Many years ago, some friends gave us a sweet little hardcover book that lived on our kitchen table for a long time afterward. It was a collection of, as the subtitle said, “Daily Blessings for the Evening Meal from Buddha to the Beatles.” The idea was to help those without traditional prayers take a moment to practice gratitude. My family had traditional prayers, but we found some gems in this collection as well.
In this Thanksgiving week, I thought I’d share three entries with you. Maybe one of them will resonate with you the way it does with me.
from the poet John Greenleaf Whitter, a simple instruction:
No longer forward nor behind I look in hope or fear; But, grateful, take the good I find, The best of now and here.
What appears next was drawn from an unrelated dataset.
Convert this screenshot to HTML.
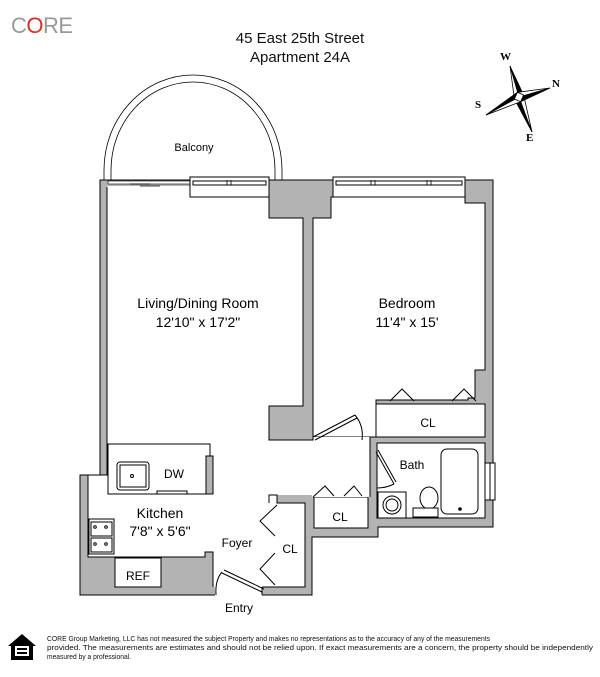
<!DOCTYPE html>
<html><head><meta charset="utf-8"><style>
html,body{margin:0;padding:0;background:#fff;}
body{width:600px;height:677px;overflow:hidden;position:relative;font-family:"Liberation Sans",Arial,sans-serif;}
</style></head><body>
<svg width="600" height="677" viewBox="0 0 600 677" xmlns="http://www.w3.org/2000/svg" style="position:absolute;left:0;top:0">
<g font-family="Liberation Sans, Arial, sans-serif">
<text x="11" y="33" font-size="22" fill="#999" letter-spacing="-0.5">C<tspan fill="#e03020">O</tspan>RE</text>
<text x="300" y="43" font-size="15" text-anchor="middle" fill="#111">45 East 25th Street</text>
<text x="300" y="62" font-size="15" text-anchor="middle" fill="#111">Apartment 24A</text>

<g stroke="#000" stroke-width="0.8">
<polygon points="510,66 523.6,95 519,97" fill="#000"/><polygon points="510,66 519,97 514.4,99" fill="#fff"/>
<polygon points="532,132 514.4,99 519,97" fill="#000"/><polygon points="532,132 519,97 523.6,95" fill="#fff"/>
<polygon points="486,115 517.4,92.3 519,97" fill="#000"/><polygon points="486,115 519,97 520.6,101.7" fill="#fff"/>
<polygon points="550,88 520.6,101.7 519,97" fill="#000"/><polygon points="550,88 519,97 517.4,92.3" fill="#fff"/>
<polygon points="517.4,92.3 523.6,95 520.6,101.7 514.4,99" fill="#fff"/>
</g>
<g font-family="Liberation Serif, serif" font-weight="bold" font-size="11">
<text x="500" y="60">W</text><text x="552" y="87">N</text><text x="475" y="108">S</text><text x="526" y="141">E</text>
</g>

<path d="M104,181 L104,170 A89,95 0 0 1 282,170 L282,181" fill="none" stroke="#000" stroke-width="0.8"/>
<path d="M111,181 L111,170 A82,88 0 0 1 275,170 L275,181" fill="none" stroke="#000" stroke-width="0.8"/>
<text x="194" y="151" font-size="11" text-anchor="middle">Balcony</text>

<polygon points="100,180 493,180 493,527 378,527 378,537 312,537 312,595 80,595 80,475 100,475" fill="#b3b3b3" stroke="#000" stroke-width="1"/>

<g fill="#fff" stroke="#000" stroke-width="1">
<polygon points="313,218 331,218 331,197 465,197 465,203 485,203 485,370 475,370 475,398 468,398 468,400 376,400 376,437 313,437"/>
<rect x="376" y="404" width="109" height="33"/>
<rect x="377" y="443" width="108" height="75"/>
<rect x="314" y="497" width="54" height="31"/>
</g>
<g fill="#fff">
<polygon points="107,187 269,187 269,218 303,218 303,406 269,406 269,440 107,440"/>
<polygon points="107,439 269,439 269,440 313,440 313,437 370,437 370,497 312,497 312,495 277,495 277,503 305,503 305,587 262,587 262,596 215,596 215,587 213,587 213,552 205,552 205,557 88,557 88,475 107,475"/>
<rect x="107" y="186" width="162" height="5"/>
</g>
<g stroke="#000" fill="none" stroke-width="1">
<polyline points="107,187 107,475 88,475 88,557 205,557 205,552 213,552 213,587"/>
<polyline points="269,187 269,218 303,218 303,406 269,406 269,440 313,440 313,437"/>
<polyline points="262,587 262,595"/>
<polyline points="262,587 305,587 305,503 277,503 277,495 269,495 269,503"/>
<polyline points="370,437 370,497"/>
</g>
<g stroke="#000" stroke-width="1" fill="#fff">
<rect x="108" y="181" width="82" height="3" stroke-width="0.6"/>
<rect x="190" y="177" width="79" height="20"/>
<rect x="193" y="181" width="73" height="4"/>
<rect x="333" y="177" width="132" height="20"/>
<rect x="336" y="181" width="126" height="4"/>
</g>
<g stroke="#000" stroke-width="0.8">
<line x1="130" y1="184" x2="150" y2="184"/><line x1="140" y1="186" x2="160" y2="186"/>
<line x1="227" y1="180" x2="227" y2="185"/><line x1="231" y1="180" x2="231" y2="185"/>
<line x1="371" y1="180" x2="371" y2="185"/><line x1="375" y1="180" x2="375" y2="185"/>
<line x1="427" y1="180" x2="427" y2="185"/><line x1="431" y1="180" x2="431" y2="185"/>
</g>

<g stroke="#000" stroke-width="1" fill="none">
<path d="M313,437 L355,415 M315,440 L357,418"/>
<path d="M355,415 Q364,426 362,440"/>
<path d="M376,452 L394,484 M378,450 L396,482"/>
<path d="M394,484 Q386,488 377,488"/>
<path d="M222,573 L262,592 M224,570 L264,589"/>
<path d="M222,572 Q215,580 216,595"/>
<polyline points="390,401 402,389 414,401"/><polyline points="452,401 464,389 476,401"/>
<polyline points="313,497 325,486 334,496"/><polyline points="344,496 354,486 362,496"/>
<polyline points="277,505 260,521 275,536"/><polyline points="275,553 260,569 275,585"/>
</g>

<g stroke="#000" stroke-width="1" fill="#fff">
<rect x="108" y="444" width="102" height="50" fill="none"/>
<rect x="206" y="456" width="7" height="38" fill="#b3b3b3"/>
<rect x="117" y="462" width="32" height="28" rx="3"/>
<rect x="120" y="465" width="26" height="22"/>
<circle cx="132" cy="476" r="1.5"/>
<rect x="157" y="491" width="30" height="3"/>
<rect x="89" y="519" width="25" height="35"/>
<rect x="91" y="522" width="21" height="14"/><rect x="91" y="538" width="21" height="14"/>
<circle cx="95" cy="527" r="1.3"/><circle cx="106" cy="527" r="1.3"/>
<circle cx="95" cy="544" r="1.3"/><circle cx="106" cy="544" r="1.3"/>
<rect x="115" y="558" width="46" height="29"/>
<rect x="441" y="449" width="37" height="65" rx="6"/>
<circle cx="460" cy="509" r="1.3" fill="#000"/>
<rect x="378" y="492" width="28" height="26"/>
<circle cx="392" cy="505" r="9"/><circle cx="392" cy="505" r="6"/>
<ellipse cx="429" cy="498" rx="9" ry="11"/>
<rect x="413" y="508" width="25" height="9"/>
<rect x="485" y="463" width="10" height="37"/>
<line x1="490" y1="463" x2="490" y2="500"/>
</g>

<g fill="#000" text-anchor="middle">
<text x="198" y="308" font-size="14">Living/Dining Room</text>
<text x="198" y="327" font-size="14">12'10" x 17'2"</text>
<text x="407" y="308" font-size="14">Bedroom</text>
<text x="407" y="327" font-size="14">11'4" x 15'</text>
<text x="428" y="427" font-size="12">CL</text>
<text x="412" y="469" font-size="12">Bath</text>
<text x="340" y="521" font-size="12">CL</text>
<text x="290" y="553" font-size="12">CL</text>
<text x="237" y="547" font-size="12">Foyer</text>
<text x="174" y="478" font-size="12">DW</text>
<text x="160" y="518" font-size="14">Kitchen</text>
<text x="160" y="536" font-size="14">7'8" x 5'6"</text>
<text x="138" y="580" font-size="12">REF</text>
<text x="239" y="612" font-size="12">Entry</text>
</g>

<g>
<polygon points="8,646 22,634 36,646 33,646 33,660 11,660 11,646" fill="#000"/>
<rect x="15" y="646" width="14" height="10" fill="#fff"/>
<rect x="17" y="648" width="10" height="2" fill="#000"/>
<rect x="17" y="652" width="10" height="2" fill="#000"/>
</g>
<g font-size="7" fill="#111">
<text x="47" y="641" textLength="443" lengthAdjust="spacingAndGlyphs">CORE Group Marketing, LLC has not measured the subject Property and makes no representations as to the accuracy of any of the measurements</text>
<text x="47" y="650" textLength="546" lengthAdjust="spacingAndGlyphs">provided. The measurements are estimates and should not be relied upon. If exact measurements are a concern, the property should be independently</text>
<text x="47" y="659" textLength="84" lengthAdjust="spacingAndGlyphs">measured by a professional.</text>
</g>
</g>
</svg>
</body></html>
from the poet Gerard Manley Hopkins, here’s gratitude for the thing we perhaps take most for granted:
Wild air, world-mothering air, Nestling me everywhere, That each eyelash or hair Girdles, goes home betwixt The fleeciest, frailest-flixed Snowflake; that's fairly mixed With riddles, and is rife In every least thing's life; This needful, never spent, And nursing element; My more than meat and drink, My meal at every wink; This air, which, by life's law, My lung must draw and draw Now but to breathe its praise...
And, finally, this from Bahá’u’lláh, the founder of Bahá’í:
A thankful person is thankful under all circumstances. A complaining soul complains even if he lives in paradise.
I also gleaned from this little book that the prayers I was taught as a child to say as grace before dinner, which my father had said and my grandparents before him, and on back who knows how far, originated in the Book of Common Prayer. That collection of Anglican prayers was first published in 1549. Many of the meditations in our kitchen table collection run even deeper back in time. Passing along these words meant to mark the deepest human emotions, from gratitude to grief, anchors us to all of life in a way that circumvents linear time. The words themselves may fail to fully express their intent, but the act of sharing them is the connective tissue that holds us fast.